Themes

The Affording Hope Project ultimately exposes a discipleship journey; acknowledging the personal transformation that must accompany constructive solutions to the converging energy, environmental, and economic crisis we face today. Many different environmental and social movements inform this discipleship journey.  Below are a few:

Sabbath Economics

“At its root, Sabbath observance is about gift and limits: the grace of receiving that which the Creator gives, and the responsibility not to take too much, nor to mistake the gift for a possession. The economic implications of this tradition as it is articulated in the Bible can be summarized in three axioms:

1) the world as created by God is abundant, with enough for everyone- provided that human communities restrain their appetites and live within limits;

2) disparities in wealth and power are not “natural” but the result of human sin, and must be mitigated within the community of faith through the regular practice of redistribution;

3) the prophetic message calls people to the practice of such redistribution, and is thus characterized as “good news” to the poor.”
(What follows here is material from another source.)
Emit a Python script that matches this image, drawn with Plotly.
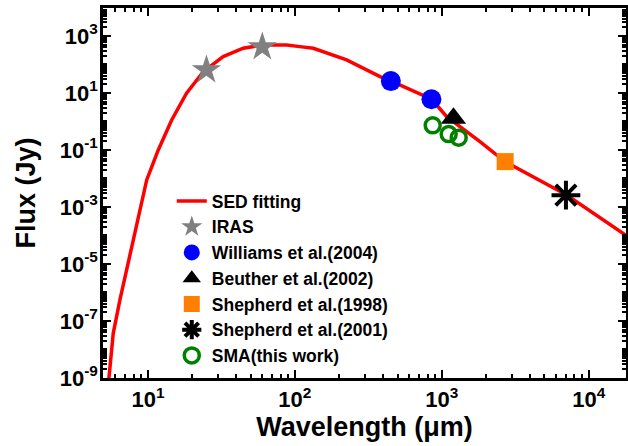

From “…and distributed it to whoever had need.” The Biblical Vision of Sabbath Economics, by Ched Myers

To learn more visit sabbatheconomics.org

Ecological Economics

“Ecological economists spend much of their time focusing on the flow of resources – from extraction to production to disposal – also called “throughput.” How large is the economy and its throughput in relation to the earth’s ecosystem? How large could it be? But most importantly, is there an optimal size beyond which the growth of throughput begins to have more costs than benefits? These questions are never considered in classical economics, but are fundamental questions that we face today as a human community.”

From NewsNotes March-April 2009, Special Series: Ecological Economics, part 2, published by the Maryknoll Office for Global Concerns.

To learn more about Ecological Economics visit  http://www.maryknollogc.org

Creation Spirituality

“Creation Spirituality seeks a wholistic spirituality that overcomes the dualism between religion and science, between spirituality and social justice and between psyche and society. It is a justice-seeking spirituality”

“It is egalitarian and pluralistic, rejoicing in the manyness of beings that interconnect in a rich cosmic community. It allows us to lay aside our defenses, our needs to control, dominate and destroy the other. It is the spirituality that is needed for an ecological, peacemaking and just world community.”

From Creation Spirituality: The Message and the Movement” by Rosemary Radford Ruether

for a larger description visit http://www.theoblogical.org

Deep Ecology

“The distinguishing and original characteristics of the deep ecology movement were its recognition of the inherent value of all living beings and the use of this view in shaping environmental policies. Those who work for social changes based on this recognition are motivated by love of nature as well as for humans. They recognize that we cannot go on with industrialism’s ‘business as usual.’ Without changes in basic values and practices, we will destroy the diversity and beauty of the world, and its ability to support diverse human cultures.”